July 22, 2011 | Yvonne Lim Wilson
Community members are calling on lawmakers to support a Congressional resolution that formally acknowledges and expresses regret for the 1882 Chinese Exclusion Act. The resolution was introduced by US Representatives Judy Chu (D-CA), Judy Biggert (R-IL), and Mike Coffman (R-CO), along with Senators Feinstein (D-CA) and Brown (R-MA) on May 26.
“The Chinese Exclusion Laws involved legislation Congress passed between 1879 and 1904 that explicitly discriminated against persons of Chinese descent based on race. The laws imposed increasingly severe restrictions on immigration and naturalization. Congress repealed the laws as a wartime measure in 1943, without any express acknowledgement that the laws violated fundamental civil rights,” according to the 1882 Project (www.1882project.org).

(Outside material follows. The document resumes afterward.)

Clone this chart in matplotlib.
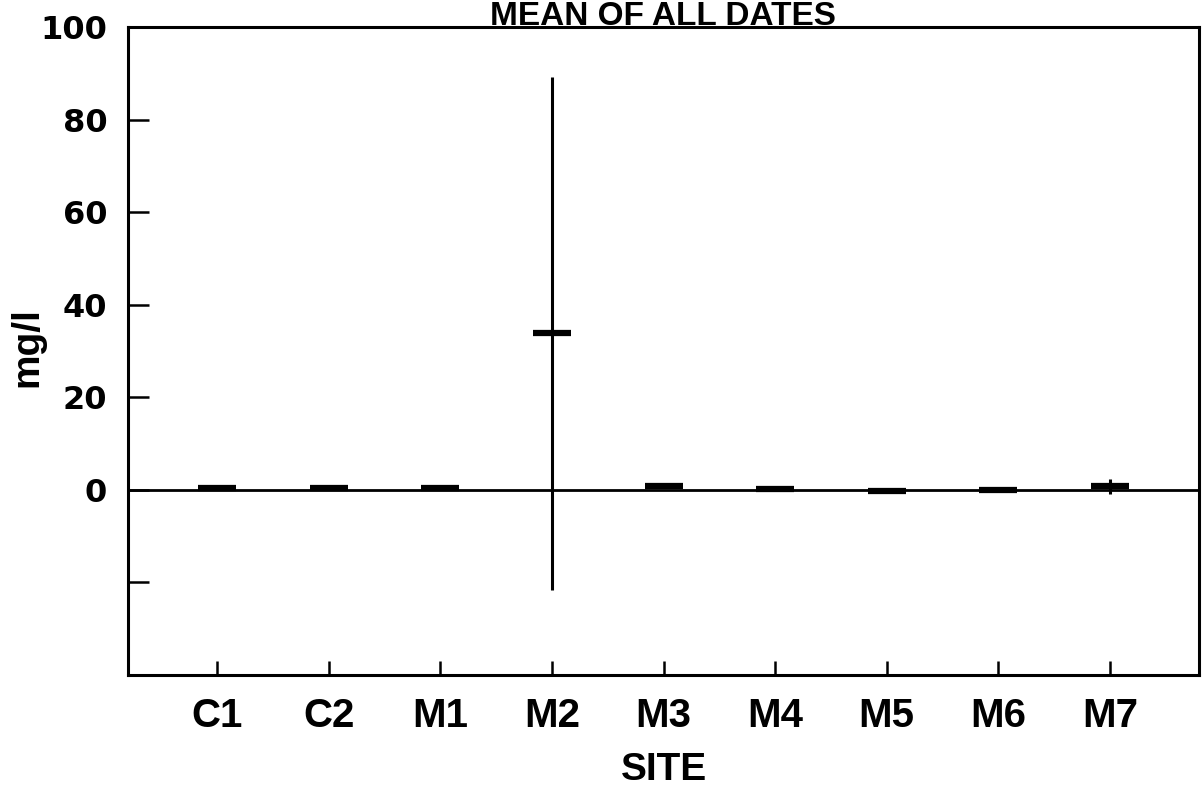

“These laws engendered hatred, bigotry and prejudice in the minds of Americans towards Chinese. Many were brutally murdered, and even more were abused, harassed and detained,” said Rep. Chu in a press release. “It is long overdue that Congress officially acknowledges these ugly laws, and expresses the sincere regret that Chinese Americans deserve. The last generation of settlers impacted by this legislation are leaving us, giving Congress a short window to make amends to those who were directly affected.”
Local community activist Amy Wong Mok of the Asian American Cultural Center said this public apology is not just about the Chinese. It’s about admitting a mistake that involves all immigrant populations to the United States.
“If we don’t see exclusion in its full context, eventually, when it’s you then you won’t have anyone to defend you,” she said. “A strength of the American spirit is to admit mistakes so that we can move on.”